New York City Hous. Auth. v. Admiral Ins. Co.
This text of 2024 NY Slip Op 02505 (New York City Hous. Auth. v. Admiral Ins. Co.) is published on Counsel Stack Legal Research, covering Appellate Division of the Supreme Court of the State of New York primary law. Counsel Stack provides free access to over 12 million legal documents including statutes, case law, regulations, and constitutions.
Opinion
| New York City Hous. Auth. v Admiral Ins. Co. |
| 2024 NY Slip Op 02505 |
| Decided on May 07, 2024 |
| Appellate Division, First Department |
| Published by New York State Law Reporting Bureau pursuant to Judiciary Law § 431. |
| This opinion is uncorrected and subject to revision before publication in the Official Reports. |
Decided and Entered: May 07, 2024
Before: Webber, J.P., Moulton, Friedman, González, Mendez, JJ.

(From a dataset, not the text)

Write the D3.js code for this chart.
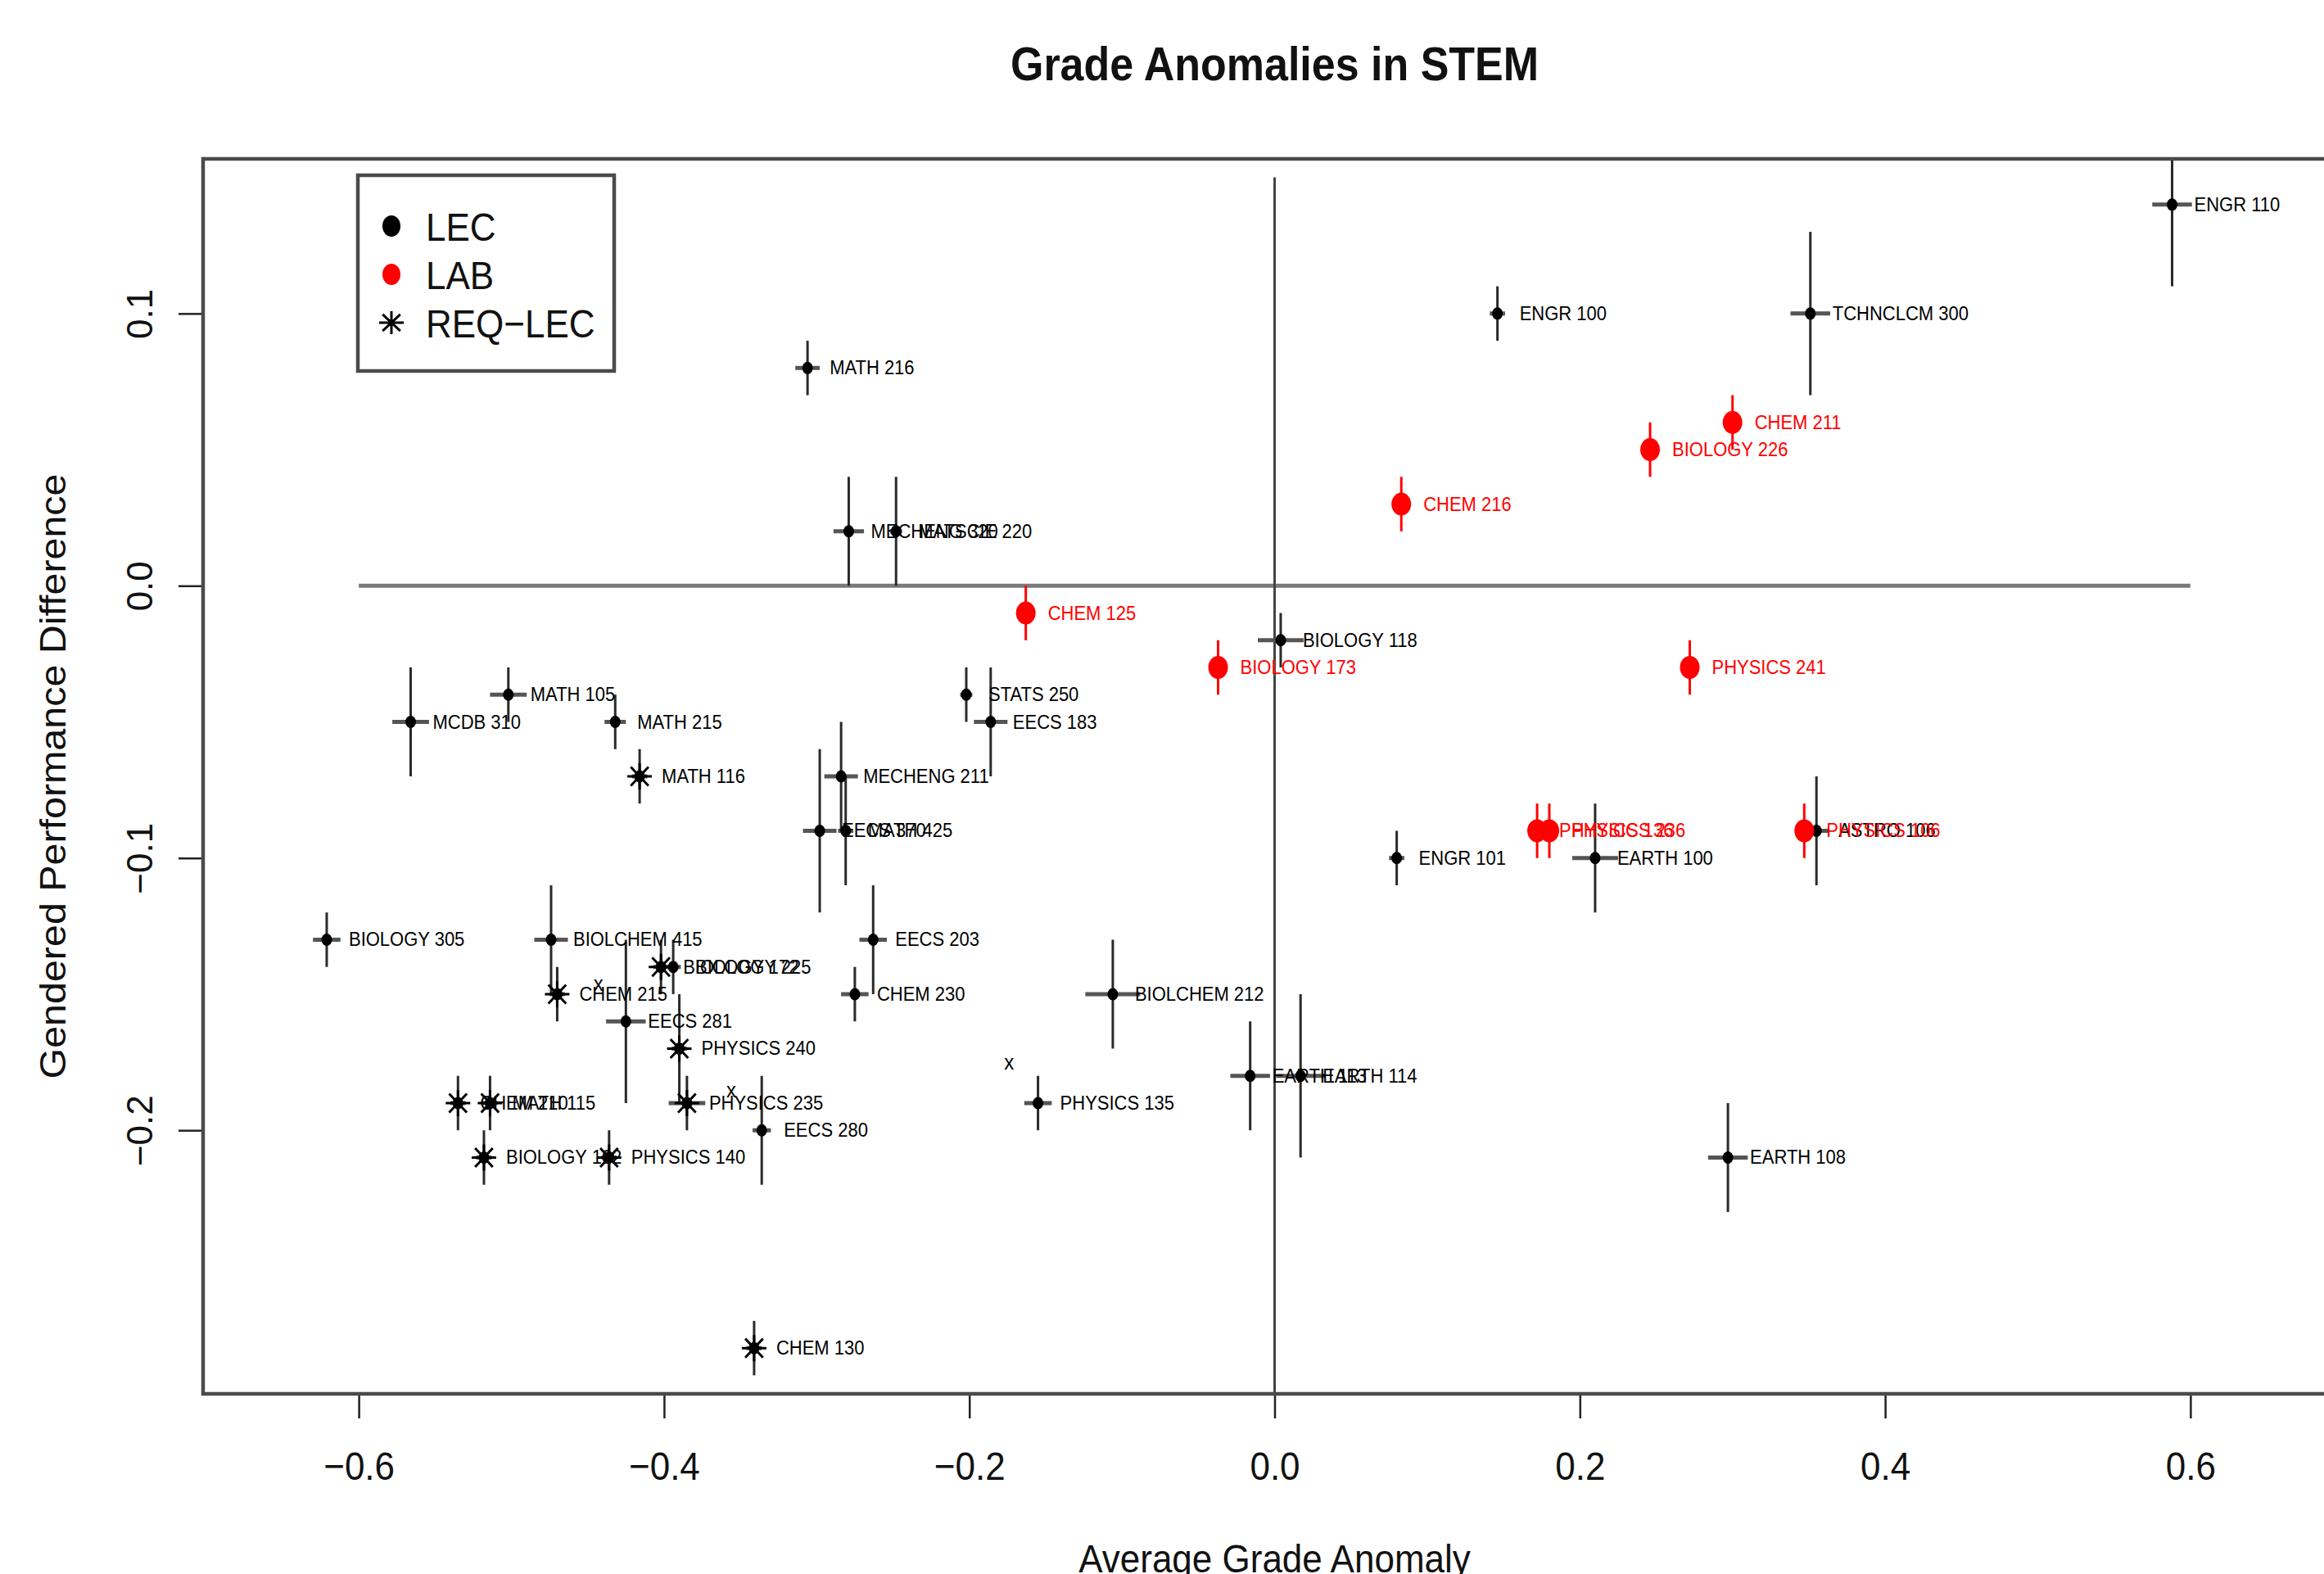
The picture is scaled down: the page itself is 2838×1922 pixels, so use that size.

Index No. 451444/20 Appeal No. 2212 Case No. 2023-00733
v
Admiral Insurance Company, Appellant, Colony Insurance Company, Defendant.
Robinson & Cole LLP, New York (Aaron F. Mandel of counsel), for appellant.
Herzfeld & Rubin, P.C., New York (Miriam Skolnik of counsel), for respondent.
Order, Supreme Court, New York County (Lucy Billings, J.), entered January 3, 2023, which granted the motion of plaintiff New York City Housing Authority (NYCHA) for summary judgment declaring that defendant Admiral Insurance Company had untimely disclaimed insurance coverage, unanimously affirmed, without costs.
NYCHA established its entitlement to summary judgment, as the evidence submitted on its motion showed that Admiral's August 2018 disclaimer of coverage was untimely as a matter of law. Admiral does not dispute that it knew of a basis for disclaiming liability on the underlying Labor Law action as early as 2016, based on the injured worker's employment with an insured and the "action over" exclusion in its excess liability policy (see GPH Partners, LLC v American Home Assur. Co., 87 AD3d 843, 843-844 [1st Dept 2011]). Indeed, Admiral relied on the identical exclusion in its primary liability policy for its March 17, 2016 disclaimer on the primary policy.
Admiral contends that its disclaimer was timely because its duty to disclaim under the excess policy was triggered only once there was a reasonable possibility that the excess coverage might be reached (citing Kamyr, Inc. v St. Paul Surplus Lines Ins. Co., 152 AD2d 62, 66-67 [3d Dept 1989]). We reject the contention that the disclaimer was timely under this standard. Admiral had notice of just such a reasonable possibility no later than its 2017 receipt of NYCHA counsel's litigation plan, which contained ample grounds to conclude that excess coverage might be triggered (see ADD Plumbing, Inc. v Burlington Ins. Co., 192 AD3d 496, 496-497 [1st Dept 2021]; Liberty Mut. Fire Ins. Co. v Navigators Ins. Co., 158 AD3d 431, 432 [1st Dept 2018], lv denied 32 NY3d 903 [2018]).
THIS CONSTITUTES THE DECISION AND ORDER OF THE SUPREME COURT, APPELLATE DIVISION, FIRST DEPARTMENT.